En pratique, les arbitrages se confrontent parfois aux contradictions du consommateur - en quête de vertueux mais sensible à un emballage premium - ou se heurtent à la logique du business. Exemple avec les intercalaires entre les tranches de saumon : "C'est une innovation qui facilite grandement le service. Faut-il l'enlever ?" interroge Gaëlle Ouari. La direction a tranché : ils vont disparaître, c'est en cours. "Ce sont des tonnes de plastique en moins."

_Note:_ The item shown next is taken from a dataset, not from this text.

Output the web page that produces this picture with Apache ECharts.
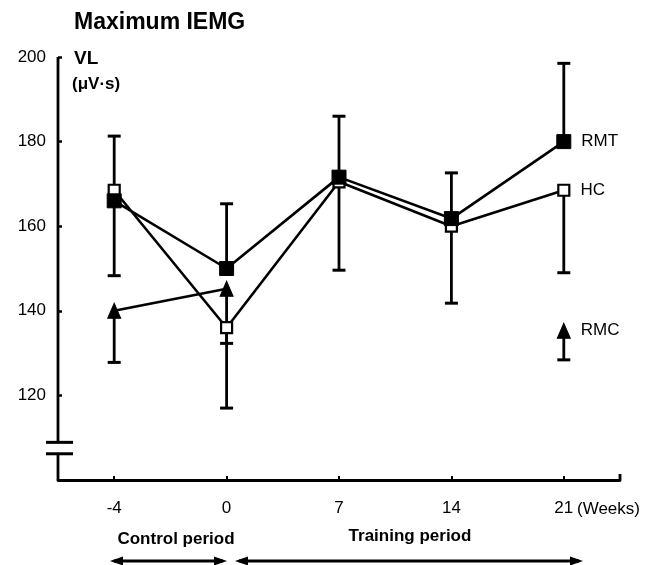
<!DOCTYPE html>
<html>
<head>
<meta charset="utf-8">
<script src="https://cdn.jsdelivr.net/npm/echarts@6/dist/echarts.min.js"></script>
<style>html,body{margin:0;padding:0;background:#fff;}#c{width:657px;height:565px;}</style>
</head>
<body>
<div id="c"></div>
<script>
// ---- data ----
var weeks = ['-4', '0', '7', '14', '21'];
var rmt = [166, 150, 171.6, 161.8, 180];
var hc = [168.5, 136, 170.5, 160, 168.5];
var rmc = [140, 145.2, null, null, 135.3];
var rmtUpper = [181.3, 165.3, 186, 172.6, 198.5];
var hcLower = [148.3, 117, 149.6, 141.8, 149];
var rmcLower = [127.8, 132.3, null, null, 128.4];
var yTicks = [100, 120, 140, 160, 180, 200];
var axisBreak = [106.2, 108.9];

var FONT = '"Liberation Sans", Arial, sans-serif';

function barData(center, end) {
  var out = [];
  for (var i = 0; i < center.length; i++) {
    if (center[i] != null && end[i] != null) out.push([i, center[i], end[i]]);
  }
  return out;
}

function renderBar(params, api) {
  var p0 = api.coord([api.value(0), api.value(1)]);
  var p1 = api.coord([api.value(0), api.value(2)]);
  var cw = 6.5;
  var st = { stroke: '#000', lineWidth: 2.8 };
  return {
    type: 'group',
    children: [
      { type: 'line', shape: { x1: p0[0], y1: p0[1], x2: p1[0], y2: p1[1] }, style: st },
      { type: 'line', shape: { x1: p1[0] - cw, y1: p1[1], x2: p1[0] + cw, y2: p1[1] }, style: { stroke: '#000', lineWidth: 3 } }
    ]
  };
}

function renderAxis(params, api) {
  var cs = params.coordSys;
  var x0 = cs.x;
  var yTop = api.coord([0, yTicks[yTicks.length - 1]])[1];
  var yBot = api.coord([0, yTicks[0]])[1];
  var yb1 = api.coord([0, axisBreak[1]])[1];
  var yb0 = api.coord([0, axisBreak[0]])[1];
  var st = { stroke: '#000', lineWidth: 2.8 };
  var xr = cs.x + cs.width;
  return {
    type: 'group',
    children: [
      { type: 'line', shape: { x1: x0, y1: yTop, x2: x0, y2: yb1 }, style: st },
      { type: 'line', shape: { x1: x0 - 12, y1: yb1, x2: x0 + 15, y2: yb1 }, style: { stroke: '#000', lineWidth: 3 } },
      { type: 'line', shape: { x1: x0 - 12, y1: yb0, x2: x0 + 15, y2: yb0 }, style: { stroke: '#000', lineWidth: 3 } },
      { type: 'line', shape: { x1: x0, y1: yb0, x2: x0, y2: yBot }, style: st },
      { type: 'line', shape: { x1: xr, y1: yBot, x2: xr, y2: yBot - 6 }, style: st }
    ]
  };
}

function lineData(vals, name) {
  var last = vals.length - 1;
  return vals.map(function (v, i) {
    if (i === last && v != null) {
      return {
        value: v,
        label: {
          show: true, position: 'right', distance: 10, formatter: name,
          color: '#000', fontFamily: FONT, fontSize: 17
        }
      };
    }
    return v;
  });
}

function arrow(x1, x2, y) {
  var L = 13, W = 4.5;
  return [
    { type: 'line', shape: { x1: x1 + 4, y1: y, x2: x2 - 4, y2: y }, style: { stroke: '#000', lineWidth: 2.8 } },
    { type: 'polygon', shape: { points: [[x1, y], [x1 + L, y - W], [x1 + L, y + W]] }, style: { fill: '#000' } },
    { type: 'polygon', shape: { points: [[x2, y], [x2 - L, y - W], [x2 - L, y + W]] }, style: { fill: '#000' } }
  ];
}

var chart = echarts.init(document.getElementById('c'), null, { renderer: 'canvas' });

var graphics = [
  { type: 'text', left: 74, top: 11, style: { text: 'Maximum IEMG', font: 'bold 23px ' + FONT, fill: '#000' } },
  { type: 'text', left: 74, top: 49, style: { text: 'VL', font: 'bold 19px ' + FONT, fill: '#000' } },
  { type: 'text', left: 72, top: 76, style: { text: '(μV·s)', font: 'bold 17px ' + FONT, fill: '#000' } },
  { type: 'text', left: 577, top: 501, style: { text: '(Weeks)', font: '17px ' + FONT, fill: '#000' } },
  { type: 'text', x: 176, y: 539, style: { text: 'Control period', font: 'bold 17px ' + FONT, fill: '#000', align: 'center', verticalAlign: 'middle' } },
  { type: 'text', x: 410, y: 536, style: { text: 'Training period', font: 'bold 17px ' + FONT, fill: '#000', align: 'center', verticalAlign: 'middle' } }
].concat(arrow(110, 227, 561)).concat(arrow(235, 583, 561));

var option = {
  backgroundColor: '#fff',
  animation: false,
  grid: { left: 58, right: 37, top: 57, bottom: 85, containLabel: false },
  xAxis: {
    type: 'category',
    data: weeks,
    boundaryGap: true,
    axisLine: { show: true, lineStyle: { color: '#000', width: 2.8 } },
    axisTick: { show: true, inside: true, alignWithLabel: true, length: 4, lineStyle: { color: '#000', width: 2 } },
    axisLabel: { color: '#000', fontFamily: FONT, fontSize: 17, margin: 20 },
    splitLine: { show: false }
  },
  yAxis: {
    type: 'value',
    min: 100, max: 200, interval: 20,
    axisLine: { show: false },
    axisTick: { show: true, inside: true, length: 4, lineStyle: { color: '#000', width: 2.5 } },
    axisLabel: {
      color: '#000', fontFamily: FONT, fontSize: 17, margin: 12,
      formatter: function (v) { return v === yTicks[0] ? '' : String(v); }
    },
    splitLine: { show: false }
  },
  graphic: graphics,
  series: [
    { type: 'custom', name: 'axis', renderItem: renderAxis, data: [[0, 100]], z: 1, silent: true },
    { type: 'custom', name: 'RMT err', renderItem: renderBar, data: barData(rmt, rmtUpper), z: 2 },
    { type: 'custom', name: 'HC err', renderItem: renderBar, data: barData(hc, hcLower), z: 2 },
    { type: 'custom', name: 'RMC err', renderItem: renderBar, data: barData(rmc, rmcLower), z: 2 },
    {
      type: 'line', name: 'RMC', data: lineData(rmc, 'RMC'), connectNulls: false,
      symbol: 'triangle', symbolSize: [13, 15], showSymbol: true,
      lineStyle: { color: '#000', width: 2.6 },
      itemStyle: { color: '#000', borderColor: '#000' }, z: 3
    },
    {
      type: 'line', name: 'HC', data: lineData(hc, 'HC'),
      symbol: 'rect', symbolSize: 11,
      lineStyle: { color: '#000', width: 2.6 },
      itemStyle: { color: '#fff', borderColor: '#000', borderWidth: 2.2 }, z: 4
    },
    {
      type: 'line', name: 'RMT', data: lineData(rmt, 'RMT'),
      symbol: 'rect', symbolSize: 14,
      lineStyle: { color: '#000', width: 2.6 },
      itemStyle: { color: '#000', borderColor: '#000' }, z: 5
    }
  ]
};
chart.setOption(option);
</script>
</body>
</html>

L'emballage carton en revanche restera, sans excès. "Si la RSE n'était pas au cœur de notre stratégie, on privilégierait le business, reconnaît Jacques Trottier. Un packaging plus large garantit une meilleure place dans les rayons." Une meilleure place alors que - encore un paradoxe - les distributeurs se montrent de plus en plus exigeants pour davantage de vertu. "Le rapport au packaging a déjà changé en Angleterre. Nous parions qu'à terme la RSE sera un levier pour le consommateur. C'est une opportunité pour nous d'être prêts avant les autres pour gagner des marchés."

En chiffres

1 milliard d'euros

Chiffre d'affaires 2023 du groupe, dont 53 % via le poisson, 22 % les crustacés, 15 % les apéritifs frais et 10 % les produits du terroir dont le canard. Labeyrie Fine Foods est détenu à 46 % par la coopérative basque Lur Berri, le fonds PAI Partners (46 %), et une centaine de cadres du groupe.

64 %

Pourcentage du chiffre d'affaires réalisé en France. L'export, majoritairement en Europe, est essentiellement à destination du Royaume-Uni.

50 %

Part de l'activité réalisée au global pour le compte de marques distributeurs. En France, la proportion est de un tiers, au Royaume-Uni quasiment de 100 %.

3 600

Nombre d'équivalents temps plein répartis sur 13 sites de production (deux au Royaume-Uni), dont environ 1 100 à Saint-Geours de Maremme (Landes), et 250 à Came (abattoir de canards dans les Pyrénées-Atlantiques).

3 000

Nombre de références produits, pour huit marques : Labeyrie, Blini, Atelier Blini, Delpierre, Père Olive, The Real Sea Food Company (au Royaume-Uni), et les marques pour restaurateurs Alain François et Inspire.